Steps to Reducing Stress

It can be difficult to find the advice that works for you when it comes to mental health, but doctors and long-term truck drivers alike have come up with many ways to manage some of the stress that comes with truck driving as a career.

A truck driver's dog howling in the driver's seat
  • Support Networks: Building a strong support system is crucial for drivers who spend long stretches of time on the road. Whether it’s scheduling regular calls with family and friends, or connecting with other drivers through social media, a good network to draw advice and strength from can help you through a rough patch. Even having a pet or rider on the truck can greatly improve your mood!

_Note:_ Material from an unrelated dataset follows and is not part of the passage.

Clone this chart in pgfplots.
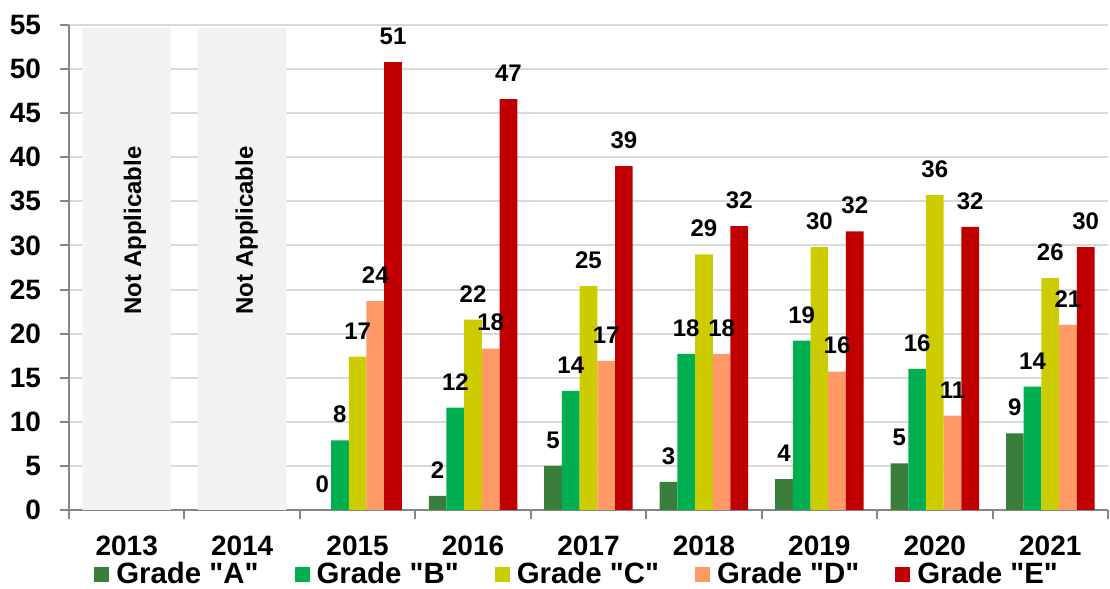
\documentclass[border=0pt]{standalone}
\usepackage{fontspec}
\setmainfont{Liberation Sans}[Ligatures=TeXOff]
\usepackage{pgfplots}
\pgfplotsset{compat=1.18}
\definecolor{gradeA}{HTML}{3B7D3B}
\definecolor{gradeB}{HTML}{00B050}
\definecolor{gradeC}{HTML}{CCCC00}
\definecolor{gradeD}{HTML}{FF9966}
\definecolor{gradeE}{HTML}{C00000}
\definecolor{naGray}{HTML}{F2F2F2}
\definecolor{gridGray}{HTML}{D9D9D9}
\definecolor{axGray}{HTML}{868686}

\pgfplotsset{
  gradebar/.style={
    ybar, bar width=8.85pt, bar shift=#1, draw=none,
    nodes near coords, point meta=explicit symbolic,
    every node near coord/.append style={font=\bfseries\fontsize{12}{14}\selectfont,
      anchor=south, inner sep=0pt, yshift=8.5pt, xshift=#1},
    legend image code/.code={\fill[##1] (0pt,-3.75pt) rectangle (7.5pt,3.75pt);
      \path (0pt,0pt) -- (9pt,0pt);}
  }
}

\begin{document}
\begin{tikzpicture}
\begin{axis}[
  scale only axis,
  width=519.5pt, height=242.5pt,
  xmin=-0.5, xmax=8.5, ymin=0, ymax=55,
  clip=false,
  axis x line*=bottom, axis y line*=left,
  axis line style={axGray, line width=1pt},
  xtick={0,...,8},
  xticklabels={2013,2014,2015,2016,2017,2018,2019,2020,2021},
  minor xtick={-0.5,0.5,...,8.5},
  major x tick style={draw=none},
  minor x tick style={axGray, line width=1pt},
  ytick={0,5,...,55},
  y tick style={axGray, line width=1pt},
  tick align=outside,
  major tick length=4.5pt, minor tick length=4.5pt,
  ymajorgrids,
  grid style={gridGray, line width=1pt},
  /pgf/number format/assume math mode=true,
  tick label style={font=\bfseries\fontsize{14}{16}\selectfont},
  xticklabel style={yshift=-5pt},
  yticklabel style={xshift=-6pt},
  legend style={at={(0.024,-0.132)}, anchor=west, draw=none, fill=none,
    inner sep=0pt, nodes={inner ysep=0pt},
    font=\bfseries\fontsize{14.7}{16}\selectfont},
  legend columns=5,
  legend cell align=left,
  /tikz/every even column/.append style={column sep=16pt},
]
\coordinate (sw) at (rel axis cs:0,0);

\addplot[ybar, bar width=44.25pt, bar shift=0pt, fill=naGray, draw=none, forget plot]
  coordinates {(0,54.7) (1,54.7)};

\addplot[gradebar=-17.7pt, fill=gradeA] coordinates {
  (2,0) [0] (3,1.6) [2] (4,5.0) [5] (5,3.2) [3] (6,3.5) [4] (7,5.3) [5] (8,8.7) [9]};
\addlegendentry{Grade "A"}
\addplot[gradebar=-8.85pt, fill=gradeB] coordinates {
  (2,7.9) [8] (3,11.6) [12] (4,13.5) [14] (5,17.7) [18] (6,19.2) [19] (7,16.0) [16] (8,14.0) [14]};
\addlegendentry{Grade "B"}
\addplot[gradebar=0pt, fill=gradeC] coordinates {
  (2,17.4) [17] (3,21.6) [22] (4,25.4) [25] (5,29.0) [29] (6,29.8) [30] (7,35.7) [36] (8,26.3) [26]};
\addlegendentry{Grade "C"}
\addplot[gradebar=8.85pt, fill=gradeD] coordinates {
  (2,23.7) [24] (3,18.3) [18] (4,16.9) [17] (5,17.7) [18] (6,15.7) [16] (7,10.7) [11] (8,21.0) [21]};
\addlegendentry{Grade "D"}
\addplot[gradebar=17.7pt, fill=gradeE] coordinates {
  (2,50.8) [51] (3,46.6) [47] (4,39.0) [39] (5,32.2) [32] (6,31.6) [32] (7,32.1) [32] (8,29.8) [30]};
\addlegendentry{Grade "E"}

\node[rotate=90, font=\bfseries\fontsize{12}{14}\selectfont] at (axis cs:0.07,31.7) {Not Applicable};
\node[rotate=90, font=\bfseries\fontsize{12}{14}\selectfont] at (axis cs:1.04,31.7) {Not Applicable};
\end{axis}
\pgfresetboundingbox
\path[use as bounding box] ([xshift=-34.5pt,yshift=-39.5pt]sw) rectangle ++(555pt,294.5pt);
\end{tikzpicture}
\end{document}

  • Prioritize Healthy Life Choices: Prioritizing your health by making better choices about your diet and exercise can be tough, but it doesn’t have to be all-or-nothing. Taking small steps like working to improve your sleep schedule, carrying some healthier food options in the truck, and scheduling in some quick exercise throughout your day can improve your mood and your wellbeing.

  • Time Management: Effective time management is a major key to reducing stress. Pre-planning your trips and preparing a backup option for any sudden changes you encounter will allow you to avoid exhaustion and unnecessary stressors.

 

  • Mental Health Resources: Even when following these pointers, stress from your job can still creep up on you. A good, flexible, option for drivers to consider is online or in-person counseling services. Whether it’s a quick chat or an hour-long deep dive, there are professionals who can meet on your schedule to help you get to the root of your stresses, and provide even more tips on how to help work around them. 

Life on the road can come with some unique stressors that can impact all areas of your life, but putting in the effort to manage them can turn out real results. It’s important to set aside some time each day to decompress and remember you’re not alone in your profession.